Rows from a dataset of charts and code:

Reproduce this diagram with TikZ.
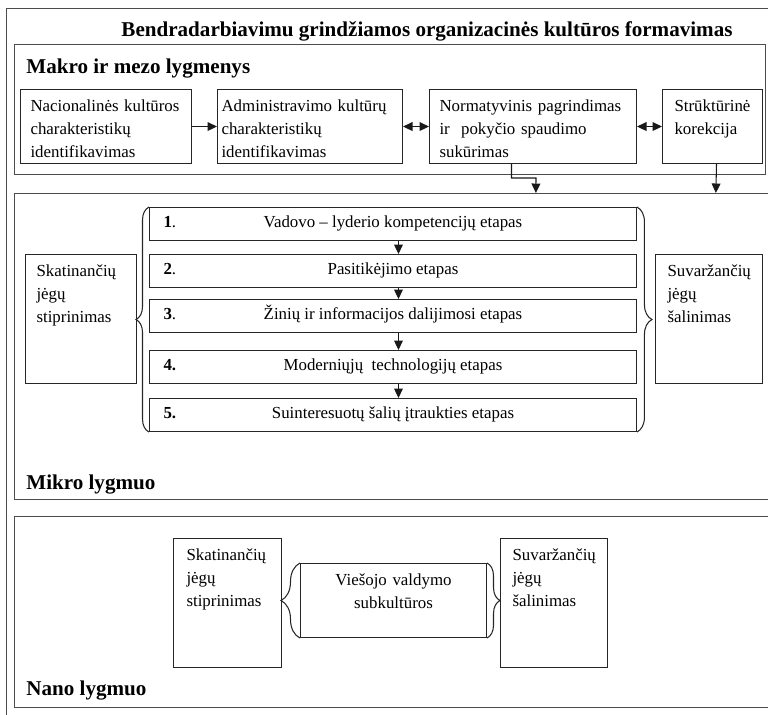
\documentclass[tikz,border=0pt]{standalone}
\usepackage{fontspec}
\setmainfont{Liberation Serif}
\usepackage{tikz}
\usetikzlibrary{arrows.meta,positioning,decorations.pathreplacing}
\newcommand{\bodyfnt}{\fontsize{9.6}{13}\selectfont\hyphenpenalty=10000\exhyphenpenalty=10000}
\newcommand{\headfnt}{\fontsize{12}{14}\selectfont\bfseries}
\newcommand{\etap}[2]{\makebox[9.18cm]{\rlap{#1}\hfill #2\hfill}}
\tikzset{>={Triangle[length=5.4pt,width=5pt]}}
\tikzset{
	frame/.style={draw=black!70, line width=0.8pt, anchor=north west, inner sep=0pt},
	blk/.style={draw=black!85, line width=0.6pt, anchor=north west, align=left, inner ysep=0pt, inner xsep=0.2cm, text height=0.44cm, font=\bodyfnt},
	stage/.style={draw=black!85, line width=0.6pt, anchor=north west, inner sep=0pt, minimum width=9.74cm, minimum height=0.66cm, text height=7pt, text depth=2.5pt, font=\bodyfnt},
	hd/.style={anchor=base west, inner sep=0pt, font=\headfnt},
	brc/.style={decorate, decoration={brace, amplitude=#1}, line width=0.6pt, draw=black!85},
	arr/.style={->, line width=0.6pt, draw=black!90},
}

\begin{document}
\begin{tikzpicture}[x=0.02cm, y=-0.02cm]
					\path[use as bounding box] (0,0) rectangle (768,714);
					\clip (0,0) rectangle (768,714);
					%Frames
					\node[frame, minimum width=15.48cm, minimum height=14.44cm] (F) at (6,8) {};
					\node[frame, minimum width=15.02cm, minimum height=2.6cm] (makro) at (14,44) {};
					\node[frame, minimum width=15.32cm, minimum height=6.12cm] (mikro) at (14,193) {};
					\node[frame, minimum width=15.32cm, minimum height=3.82cm] (nano) at (14,516) {};
					
					\node[hd, anchor=base] (T) at (427,36) {Bendradarbiavimu grindžiamos organizacinės kultūros formavimas};
					\node[hd] (MK) at (26,73) {Makro ir mezo lygmenys};
					
					%Makro
					\node[blk, text width=3.02cm, text depth=1.04cm] (nac) at (20,89) {Nacionalinės kultūros\\ charakteristikų\\ identifikavimas};
					\node[blk, inner xsep=0.08cm, text width=3.54cm, text depth=1.04cm] (adm) at (217,89) {Administravimo kultūrų\\ charakteristikų\\ identifikavimas};
					\node[blk, text width=3.74cm, text depth=1.04cm] (norm) at (429,89) {Normatyvinis pagrindimas\\ ir\ \ pokyčio spaudimo\\ sukūrimas};
					\node[blk, inner xsep=0.24cm, text width=1.52cm, text depth=1.04cm] (strk) at (662,89) {Strūktūrinė\\ korekcija};
					
					\draw[arr] (nac) -- (adm);
					\draw[arr, <->] (adm) -- (norm);
					\draw[arr, <->] (norm) -- (strk);
					\draw[arr] ([xshift=-0.43cm]norm.south) |- (536,178) -- ([xshift=10.44cm]mikro.north west);
					\draw[arr] ([xshift=0.08cm]strk.south) -- ([xshift=14.04cm]mikro.north west);
					
					%Mikro
					\node[blk, inner xsep=0.22cm, text width=1.78cm, text depth=2.14cm] (sk1) at (25,254) {Skatinančių\\ jėgų\\ stiprinimas};
					\node[stage] (e1) at (149,207) {\etap{\textbf{1}.}{Vadovo – lyderio kompetencijų etapas}};
					\node[stage] (e2) at (149,254) {\etap{\textbf{2}.}{Pasitikėjimo etapas}};
					\node[stage] (e3) at (149,299) {\etap{\textbf{3}.}{Žinių ir informacijos dalijimosi etapas}};
					\node[stage] (e4) at (149,350) {\etap{\textbf{4.}}{Moderniųjų\ \ technologijų etapas}};
					\node[stage] (e5) at (149,398) {\etap{\textbf{5.}}{Suinteresuotų šalių įtraukties etapas}};
					\node[blk, inner xsep=0.24cm, text width=1.66cm, text depth=2.14cm] (sv1) at (655,254) {Suvaržančių\\ jėgų\\ šalinimas};
					
					\draw[arr] ([xshift=0.11cm]e1.south) -- ([xshift=0.11cm]e2.north);
					\draw[arr] ([xshift=0.11cm]e2.south) -- ([xshift=0.11cm]e3.north);
					\draw[arr] ([xshift=0.11cm]e3.south) -- ([xshift=0.11cm]e4.north);
					\draw[arr] ([xshift=0.11cm]e4.south) -- ([xshift=0.11cm]e5.north);
					\draw[brc=0.26cm] (e5.south west) -- (e1.north west);
					\draw[brc=0.3cm] (e1.north east) -- (e5.south east);
					
					\node[hd] (MI) at (26,489) {Mikro lygmuo};
					
					%Nano
					\node[blk, inner xsep=0.26cm, text width=1.64cm, text depth=2.14cm] (sk2) at (173,538) {Skatinančių\\ jėgų\\ stiprinimas};
					\node[blk, align=center, inner xsep=0.1cm, text width=3.52cm, text depth=1.04cm] (sub) at (300,563) {Viešojo valdymo\\ subkultūros};
					\node[blk, inner xsep=0.24cm, text width=1.66cm, text depth=2.14cm] (sv2) at (500,538) {Suvaržančių\\ jėgų\\ šalinimas};
					\draw[brc=0.38cm] (sub.south west) -- (sub.north west);
					\draw[brc=0.26cm] (sub.north east) -- (sub.south east);
					
					\node[hd] (NA) at (26,695) {Nano lygmuo};
\end{tikzpicture}
\end{document}
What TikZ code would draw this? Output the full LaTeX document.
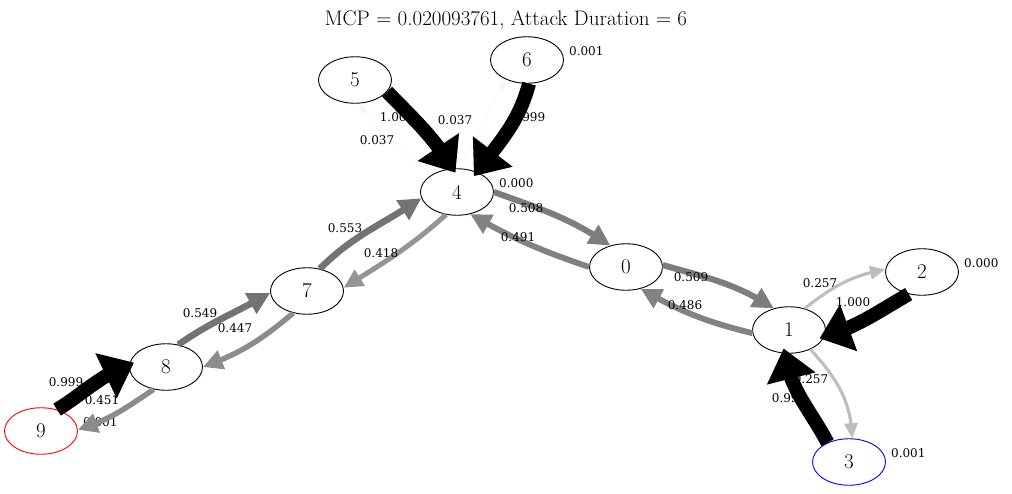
\documentclass[tikz,border=0pt]{standalone}
\usepackage{fontspec}
\newfontfamily\lblfont{DejaVu Serif}
\usetikzlibrary{arrows.meta,bending,shapes.geometric}

\tikzset{
  st/.style={ellipse,draw,line width=0.9pt,minimum width=73pt,minimum height=46.5pt,inner sep=0pt,font=\fontsize{21}{25}\selectfont},
  lbl/.style={inner sep=0pt,font=\lblfont\fontsize{12}{14}\selectfont},
  xl/.style={label={[lbl,xshift=5pt,yshift=8.5pt]0:#1}},
  flow/.style={draw=black!#1,line width={max(0.6,0.12*#1)*1pt},-{Triangle[length=9pt 2,width=5pt 2.6]}},
  heavy/.style={draw=black,line width=14pt,-{Triangle[length=31pt,width=48pt]},shorten >=-5pt}
}

\begin{document}
\begin{tikzpicture}[x=1pt,y=1pt]
  \useasboundingbox (0,0) rectangle (1012,-493);
  \node (title) at (506,-20) {\fontsize{21}{25}\selectfont MCP = 0.020093761, Attack Duration = 6};

  % states
  \node[st] (n0) at (626,-267) {0};
  \node[st] (n1) at (789,-330) {1};
  \node[st,xl=0.000] (n2) at (922,-272) {2};
  \node[st,draw=blue,xl=0.001] (n3) at (849,-462) {3};
  \node[st,xl=0.000] (n4) at (457,-192) {4};
  \node[st] (n5) at (355,-80) {5};
  \node[st,xl=0.001] (n6) at (527,-60) {6};
  \node[st] (n7) at (307,-291) {7};
  \node[st] (n8) at (166,-367) {8};
  \node[st,draw=red,xl=0.001] (n9) at (41,-431) {9};

  % weak transitions
  \draw[flow=4] (n4.146) to[out=138,in=-56] (n5.-81);
  \draw[flow=4] (n4.85) to[out=58,in=-122] (n6.-137);
  \draw[flow=51] (n4.0) to[out=-20,in=146] (n0.126);
  \draw[flow=49] (n0.180) to[out=161,in=-30] (n4.-59);
  \draw[flow=51] (n0.3) to[out=-16,in=147] (n1.125);
  \draw[flow=49] (n1.185) to[out=166,in=-30] (n0.-56);
  \draw[flow=26] (n1.54) to[out=38,in=190] (n2.176);
  \draw[flow=26] (n1.-42) to[out=-48,in=92] (n3.82);
  \draw[flow=55] (n7.60) to[out=45,in=214] (n4.190);
  \draw[flow=42] (n4.-116) to[out=222,in=32] (n7.5);
  \draw[flow=55] (n8.61) to[out=35,in=210] (n7.183);
  \draw[flow=45] (n7.-122) to[out=220,in=20] (n8.0);
  \draw[flow=45] (n8.-119) to[out=214,in=17] (n9.2);

  % transition probabilities
  \node[lbl] (l54) at (397,-117) {1.000};
  \node[lbl] (l45) at (377,-140) {0.037};
  \node[lbl] (l46) at (455,-120) {0.037};
  \node[lbl] (l64) at (528,-117) {0.999};
  \node[lbl] (l40) at (526,-208) {0.508};
  \node[lbl] (l04) at (518,-237) {0.491};
  \node[lbl] (l01) at (691,-277) {0.509};
  \node[lbl] (l10) at (685,-305) {0.486};
  \node[lbl] (l12) at (820,-283) {0.257};
  \node[lbl] (l21) at (853,-302) {1.000};
  \node[lbl] (l13) at (811,-379) {0.257};
  \node[lbl] (l31) at (789,-398) {0.999};
  \node[lbl] (l74) at (345,-228) {0.553};
  \node[lbl] (l47) at (381,-253) {0.418};
  \node[lbl] (l87) at (200,-313) {0.549};
  \node[lbl] (l78) at (235,-328) {0.447};
  \node[lbl] (l98) at (66,-382) {0.999};
  \node[lbl] (l89) at (102,-400) {0.451};

  % strong transitions
  \draw[heavy] (n5.-20) to[out=-46,in=122] (n4.100);
  \draw[heavy] (n6.-85) to[out=-105,in=53] (n4.45);
  \draw[heavy] (n2.-121) to[out=210,in=18] (n1.-11);
  \draw[heavy] (n3.138) to[out=118,in=-80] (n1.-101);
  \draw[heavy] (n9.53) to[out=32,in=202] (n8.176);
\end{tikzpicture}
\end{document}
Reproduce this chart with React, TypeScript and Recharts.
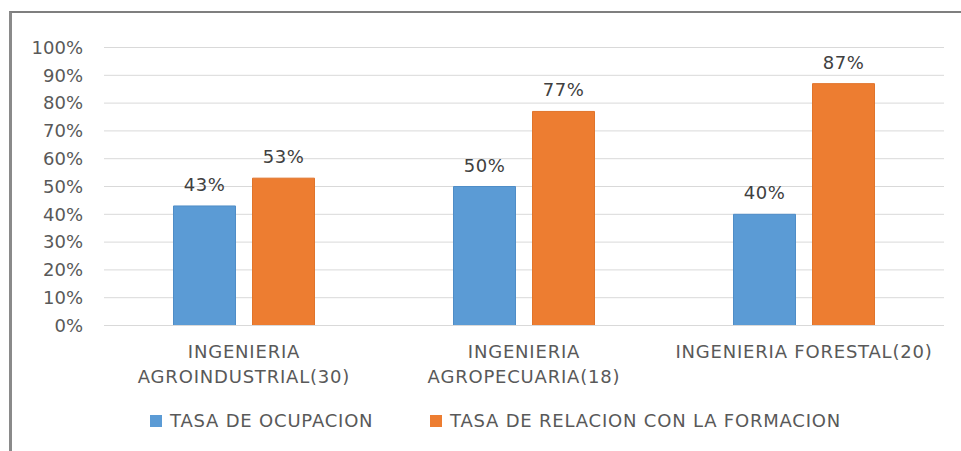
import React from 'react';
import { BarChart, Bar, XAxis, YAxis, CartesianGrid, Legend, LabelList } from 'recharts';

const categories = ['INGENIERIA AGROINDUSTRIAL(30)', 'INGENIERIA AGROPECUARIA(18)', 'INGENIERIA FORESTAL(20)'];
// how each category label breaks into lines in the original
const categoryLines = [
  ['INGENIERIA', 'AGROINDUSTRIAL(30)'],
  ['INGENIERIA', 'AGROPECUARIA(18)'],
  ['INGENIERIA FORESTAL(20)'],
];
const tasaOcupacion = [43, 50, 40];
const tasaRelacion = [53, 77, 87];
const yTicks = [0, 10, 20, 30, 40, 50, 60, 70, 80, 90, 100];

const seriesNames = ['TASA DE OCUPACION', 'TASA DE RELACION CON LA FORMACION'];
const colors = ['#5B9BD5', '#ED7D31'];

const FONT = '"DejaVu Sans", "Open Sans", sans-serif';
const FS = 18;
const SPACING = '0.8px';

const chartData = categories.map((name, i) => ({
  name,
  ocupacion: tasaOcupacion[i],
  relacion: tasaRelacion[i],
}));

function CategoryTick(props: any) {
  const { x, y, index } = props;
  const lines = categoryLines[index] || [props.payload.value];
  return (
    <text
      x={x}
      y={y}
      textAnchor="middle"
      fill="#595959"
      style={{ fontFamily: FONT, fontSize: FS, letterSpacing: SPACING }}
    >
      {lines.map((l, i) => (
        <tspan key={i} x={x} dy={i === 0 ? 32 : 25}>
          {l}
        </tspan>
      ))}
    </text>
  );
}

function LegendContent() {
  return (
    <div
      style={{
        display: 'flex',
        fontFamily: FONT,
        fontSize: FS,
        letterSpacing: SPACING,
        color: '#595959',
        whiteSpace: 'nowrap',
      }}
    >
      {seriesNames.map((n, i) => (
        <div key={n} style={{ display: 'flex', alignItems: 'center', width: i === 0 ? 280 : 'auto' }}>
          <span style={{ width: 12, height: 12, background: colors[i], marginRight: 8, display: 'inline-block' }} />
          <span>{n}</span>
        </div>
      ))}
    </div>
  );
}

export default function App() {
  return (
    <div style={{ position: 'fixed', left: 0, top: 0, width: 961, height: 451, background: '#fff' }}>
      <div
        style={{
          position: 'absolute',
          left: 9,
          top: 11,
          right: 0,
          bottom: 0,
          borderLeft: '3px solid #8a8a8a',
          borderTop: '2px solid #7f7f7f',
        }}
      />
      <BarChart
        width={961}
        height={451}
        data={chartData}
        margin={{ top: 47.5, right: 17, bottom: 95.5, left: 0 }}
        barGap={17}
        barCategoryGap={69.5}
        style={{ position: 'absolute', left: 0, top: 0 }}
      >
        <CartesianGrid vertical={false} stroke="#D9D9D9" />
        <XAxis
          dataKey="name"
          height={30}
          axisLine={{ stroke: '#D9D9D9' }}
          tickLine={false}
          tickSize={0}
          tickMargin={0}
          interval={0}
          tick={<CategoryTick />}
        />
        <YAxis
          width={104}
          domain={[0, 100]}
          ticks={yTicks}
          interval={0}
          tickFormatter={(v) => `${v}%`}
          axisLine={false}
          tickLine={false}
          tickSize={0}
          tickMargin={21}
          tick={{ fill: '#595959', fontSize: FS, fontFamily: FONT }}
        />
        <Legend
          layout="horizontal"
          verticalAlign="middle"
          align="center"
          wrapperStyle={{ left: 150, top: 410, width: 'auto', height: 'auto' }}
          content={<LegendContent />}
        />
        <Bar dataKey="ocupacion" name={seriesNames[0]} fill={colors[0]} stroke="#4F8DC7" strokeWidth={1} isAnimationActive={false}>
          <LabelList
            dataKey="ocupacion"
            position="top"
            offset={15}
            formatter={(v: any) => `${v}%`}
            style={{ fill: '#404040', fontSize: FS, fontFamily: FONT, letterSpacing: '0.5px' }}
          />
        </Bar>
        <Bar dataKey="relacion" name={seriesNames[1]} fill={colors[1]} stroke="#E0742B" strokeWidth={1} isAnimationActive={false}>
          <LabelList
            dataKey="relacion"
            position="top"
            offset={15}
            formatter={(v: any) => `${v}%`}
            style={{ fill: '#404040', fontSize: FS, fontFamily: FONT, letterSpacing: '0.5px' }}
          />
        </Bar>
      </BarChart>
    </div>
  );
}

Work to complete:
Copy all lines of the listing above that contain the string "React".

Expected answer:
Reproduce this chart with React, TypeScript and Recharts.
import React from 'react';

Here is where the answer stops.